The first confrontation scene occurs in a multi-storey car park where Hell's Angels take their Harley Davison's for a workout. First kick them off their bikes, then deal with them hand-to-hand. Biker number one has a baseball bat in his saddlebag and if you don't get it first, the other bikers will, one holding you while another tries to score a home-run with your head.
But of course, these mealymouthed specimens of sub-humanity should be little of a problem, and having despatched them, there is a lift to take you down a level, where a second wave of homicidal saddle striders are determined to send you the way of your brother.
The fourth level - the ground floor - has a bank of phones and one rings. Answer it and it's on to the next confrontation; take too long handling your assailants, however, and you won't make it to the phone in time thus ending the game. Eight minutes are allowed to get to the phone, and a new time limit starts with the next scene.
Among Mr Big's business interests there is, apparently, a link with women who earn their money by wearing very garish clothing. On a poorly lit street of Scumsville you must deal with these ladies - who have a practised kneeing motion - in your usual, indelicate fashion. Somewhat tougher than the women you're manfully disposing of are their bosses, who are adept fighters with their walking sticks. One boss has a gun with a limited number of bullets - until the gun is empty you should avoid him and dodge the bullets.

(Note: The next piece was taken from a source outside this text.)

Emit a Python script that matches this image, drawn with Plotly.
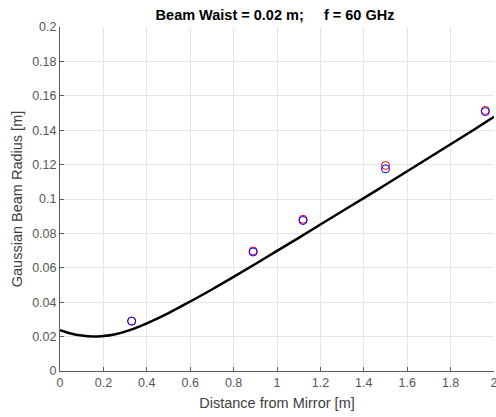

Wearily, you emerge in the city park where a gang of skinheads want to feed you to the ducks. Defeat them and dash on to the shopping mall where fans of the Beastie Boys are shown to be yet more employees of Mr Big. Their canine pets have not, it seems, been fed in a very long time.
The final confrontation takes place in Mr Big's bar, a dive packed with his bodyguards. Add them to your already massive bodycount and Mr Big will take you on himself. Of the two versions reviewed here, the Spectrum wins out: Target: Renegade is a disappointing sequel for Commodore owners. While the graphics are sharper than in Renegade, they are also duller. The in-game tune is fair, but sound FX are poor when selected.
However, it is the game's playability that really ruins the sequel: it is repetitive and overly precise the demand for pixel-perfection in disposing of enemies that rarely, if ever, exceed two on screen simultaneously, soon becomes irritating and provides the game a specious toughness. Spectrum combat, while tough, doesn't require the irritating accuracy of the Commodore version and the character seems a lot harder so that you don't need a weapon right from the start simply to survive. Another huge advantage is the two-player mode, with both represented on screen at the same time allowing exciting team play.